What to produce: Scan the data below for the string "that". Show every line where it turns up.

▬▬▬

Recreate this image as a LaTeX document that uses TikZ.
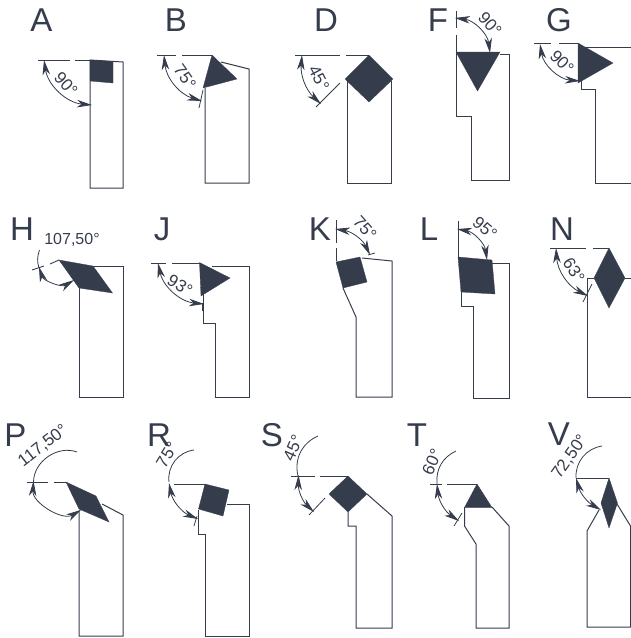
\documentclass[tikz,border=0pt]{standalone}
\usepackage{fontspec}
\setmainfont{Liberation Sans}
\usetikzlibrary{arrows.meta}
\definecolor{toolink}{HTML}{353C4C}
\tikzset{
  LetterStyle/.style = { inner sep=0pt, text = toolink,
                         font = \fontsize{33}{33}\selectfont },
  AngleStyle/.style  = { inner sep=0pt, text = toolink,
                         font = \fontsize{17}{17}\selectfont },
  HolderStyle/.style = { draw=toolink, line width=1pt, line join=miter },
  InsertStyle/.style = { fill=toolink, draw=toolink, line width=0.3pt },
  AxisStyle/.style   = { draw=toolink, line width=0.9pt },
  DimStyle/.style    = { draw=toolink, line width=0.8pt, <->,
                         >={Stealth[length=15pt,width=7.5pt,inset=4.5pt]} },
  ExtStyle/.style    = { draw=toolink, line width=0.8pt } }

\begin{document}
\begin{tikzpicture}[x=1pt,y=-1pt]
  \useasboundingbox (0,0) rectangle (631,638);
  % top row
  \node[LetterStyle](A) at (41.5,20) {A};
  \draw[HolderStyle] (90,60) -- (123,62) -- (123,188) -- (90,188) -- cycle;
  \fill[InsertStyle] (90,60) -- (113,61.5) -- (113,83) -- (90,81) -- cycle;
  \draw[AxisStyle] (38,60) -- (70,60) (75,60) -- (90,60);
  \draw[DimStyle] (44,60) to[bend right=38] (92,105);
  \node[AngleStyle,rotate=-48](a90) at (66,84) {90°};

  \node[LetterStyle](B) at (176,20) {B};
  \draw[HolderStyle] (221,62) -- (249,69) -- (249,183) -- (205,183) -- (205,88);
  \fill[InsertStyle] (212,55) -- (237,79) -- (203,88) -- cycle;
  \draw[AxisStyle] (157,55) -- (176,55) (182,55) -- (212,55);
  \draw[ExtStyle] (203,90) -- (199,108);
  \draw[DimStyle] (164,55) to[bend right=34] (202,101);
  \node[AngleStyle,rotate=-55](b75) at (185,77) {75°};

  \node[LetterStyle](D) at (326,20) {D};
  \draw[HolderStyle] (347,81) -- (347,183) -- (391,183) -- (391,81);
  \fill[InsertStyle] (369,55) -- (393,79) -- (369,102) -- (345,79) -- cycle;
  \draw[AxisStyle] (295,55) -- (340,55) (346,55) -- (369,55);
  \draw[ExtStyle] (340,83) -- (316,107);
  \draw[DimStyle] (302,55) to[bend right=26] (321,104);
  \node[AngleStyle,rotate=-62](d45) at (319,78) {45°};

  \node[LetterStyle](F) at (438,20) {F};
  \draw[HolderStyle] (500,54) -- (509,54) -- (509,180) -- (471,180) -- (471,116) -- (456,116) -- (456,52);
  \fill[InsertStyle] (456,52) -- (500,52) -- (477.5,91) -- cycle;
  \draw[AxisStyle] (456,11) -- (456,28) (456,35) -- (456,52);
  \draw[DimStyle] (455,18) to[bend left=38] (490,53);
  \node[AngleStyle,rotate=-48](f90) at (490,24) {90°};

  \node[LetterStyle](G) at (559,20) {G};
  \draw[HolderStyle] (578,47) -- (631,47) -- (631,183) -- (595,183) -- (595,89) -- (581,89) -- (581,80);
  \fill[InsertStyle] (578,43) -- (613,63) -- (578,83) -- cycle;
  \draw[AxisStyle] (534,43) -- (551,43) (559,43) -- (578,43);
  \draw[DimStyle] (540,44) to[bend right=38] (580,81);
  \node[AngleStyle,rotate=-45](g90) at (562,62) {90°};

  % middle row
  \node[LetterStyle](H) at (22,229) {H};
  \draw[HolderStyle] (79,288) -- (79,397) -- (123,397) -- (123,266) -- (93,266);
  \fill[InsertStyle] (59,260) -- (93,266) -- (112.5,293) -- (79,288) -- cycle;
  \draw[AxisStyle] (32,270) -- (44,266) (50,264) -- (59,260);
  \draw[ExtStyle] (39.5,250) to[bend right=18] (39,268);
  \draw[DimStyle] (39,267) to[bend right=52] (74,280);
  \node[AngleStyle,font=\fontsize{16}{16}\selectfont](h107) at (72,240) {107,50°};

  \node[LetterStyle](J) at (162,229) {J};
  \draw[HolderStyle] (212,266) -- (249,266) -- (249,397) -- (215,397) -- (215,323) -- (203.5,323) -- (203.5,293);
  \fill[InsertStyle] (199.5,262.5) -- (230,278) -- (201,296) -- cycle;
  \draw[AxisStyle] (151,263) -- (166,263) (172,263) -- (200,263);
  \draw[ExtStyle] (202.5,303) -- (202.5,311);
  \draw[DimStyle] (158,263) to[bend right=36] (204,304);
  \node[AngleStyle,rotate=-32](j93) at (180,285) {93°};

  \node[LetterStyle](K) at (320,229) {K};
  \draw[HolderStyle] (343,288) -- (356,317) -- (356,397) -- (392,397) -- (392,261) -- (362,258);
  \fill[InsertStyle] (336,262) -- (360,257) -- (367,282) -- (343,288) -- cycle;
  \draw[AxisStyle] (336,220) -- (336,243) (336,248) -- (336,261);
  \draw[ExtStyle] (368,255) -- (375,253);
  \draw[DimStyle] (335,229) to[bend left=28] (370,255);
  \node[AngleStyle,rotate=-48](k75) at (365,228) {75°};

  \node[LetterStyle](L) at (429,229) {L};
  \draw[HolderStyle] (492,263) -- (509,263) -- (509,398) -- (473,398) -- (473,306) -- (461.5,306) -- (461.5,292);
  \fill[InsertStyle] (458,257) -- (492,260) -- (495,294) -- (461,292) -- cycle;
  \draw[AxisStyle] (458,221) -- (458,257);
  \draw[DimStyle] (457,229) to[bend left=36] (487,260);
  \node[AngleStyle,rotate=-40](l95) at (485,228) {95°};

  \node[LetterStyle](N) at (562,229) {N};
  \draw[HolderStyle] (594,278) -- (587,278) -- (587,397) -- (631,397) -- (631,278) -- (625,278);
  \fill[InsertStyle] (609,248) -- (625,278) -- (609,308) -- (594,278) -- cycle;
  \draw[AxisStyle] (550,248) -- (586,248) (593,248) -- (609,248);
  \draw[ExtStyle] (592,284) -- (583,302);
  \draw[DimStyle] (556,248) to[bend right=30] (588,296);
  \node[AngleStyle,rotate=-58](n63) at (574,270) {63°};

  % bottom row
  \node[LetterStyle](P) at (15.5,435) {P};
  \draw[HolderStyle] (79,510) -- (79,636) -- (123,636) -- (123,515) -- (102,504);
  \fill[InsertStyle] (66,482) -- (96,496) -- (109,522) -- (79,509) -- cycle;
  \draw[AxisStyle] (27,482) -- (48,482) (54,482) -- (66,482);
  \draw[ExtStyle] (77,452) to[bend right=55] (33.5,482);
  \draw[DimStyle] (33.5,481) to[bend right=62] (81,510);
  \node[AngleStyle,rotate=38](p117) at (43,446) {117,50°};

  \node[LetterStyle](R) at (159,435) {R};
  \draw[HolderStyle] (227,504) -- (249,504) -- (249,636) -- (205,636) -- (205,534) -- (198.5,534) -- (198.5,510);
  \fill[InsertStyle] (205,484) -- (229,490) -- (223,516) -- (198.5,509) -- cycle;
  \draw[AxisStyle] (174,484) -- (205,484);
  \draw[ExtStyle] (194,450) to[bend right=45] (169,482);
  \draw[ExtStyle] (197,516) -- (194,526);
  \draw[DimStyle] (169,483) to[bend right=28] (198,519);
  \node[AngleStyle,rotate=58](r75) at (167,455) {75°};

  \node[LetterStyle](S) at (272,435) {S};
  \draw[HolderStyle] (348,512) -- (348,526) -- (356,526) -- (356,628) -- (392,628) -- (392,516) -- (367,494);
  \fill[InsertStyle] (348,476) -- (367,494) -- (348,512) -- (329,494) -- cycle;
  \draw[AxisStyle] (291,476) -- (315,476) (320,476) -- (348,476);
  \draw[ExtStyle] (318,436) to[bend right=40] (298,476);
  \draw[ExtStyle] (325,498) -- (309,515);
  \draw[DimStyle] (298.5,475) to[bend right=24] (314,512);
  \node[AngleStyle,rotate=66](s45) at (293,448) {45°};

  \node[LetterStyle](T) at (417,435) {T};
  \draw[HolderStyle] (464.5,507) -- (464.5,526) -- (476,544) -- (476,628) -- (509,628) -- (509,526) -- (492,507);
  \fill[InsertStyle] (477,484) -- (492,507.5) -- (464.5,507.5) -- cycle;
  \draw[AxisStyle] (430,484) -- (442,484) (447,484) -- (477,484);
  \draw[ExtStyle] (456,451) to[bend right=35] (437,484);
  \draw[ExtStyle] (462,513) -- (454,526);
  \draw[DimStyle] (437,484) to[bend right=25] (459,521);
  \node[AngleStyle,rotate=66](t60) at (432,462) {60°};

  \node[LetterStyle](V) at (559,434) {V};
  \draw[HolderStyle] (599,510) -- (587,531) -- (587,627) -- (630.5,627) -- (630.5,526) -- (617,504);
  \fill[InsertStyle] (609,478) -- (617.5,503) -- (609,528) -- (601,503) -- cycle;
  \draw[AxisStyle] (576,478) -- (609,478);
  \draw[ExtStyle] (602,446) to[bend right=42] (576,478);
  \draw[DimStyle] (576,478) to[bend right=22] (601,510);
  \node[AngleStyle,rotate=55](v72) at (570,457) {72,50°};
\end{tikzpicture}
\end{document}
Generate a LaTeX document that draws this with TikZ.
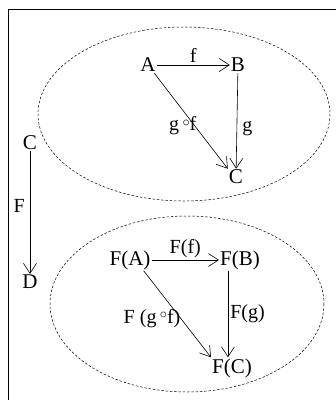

▬▬▬

Reply to the task:
Recreate this image as a LaTeX document that uses TikZ.
Generate a LaTeX document that draws this with TikZ.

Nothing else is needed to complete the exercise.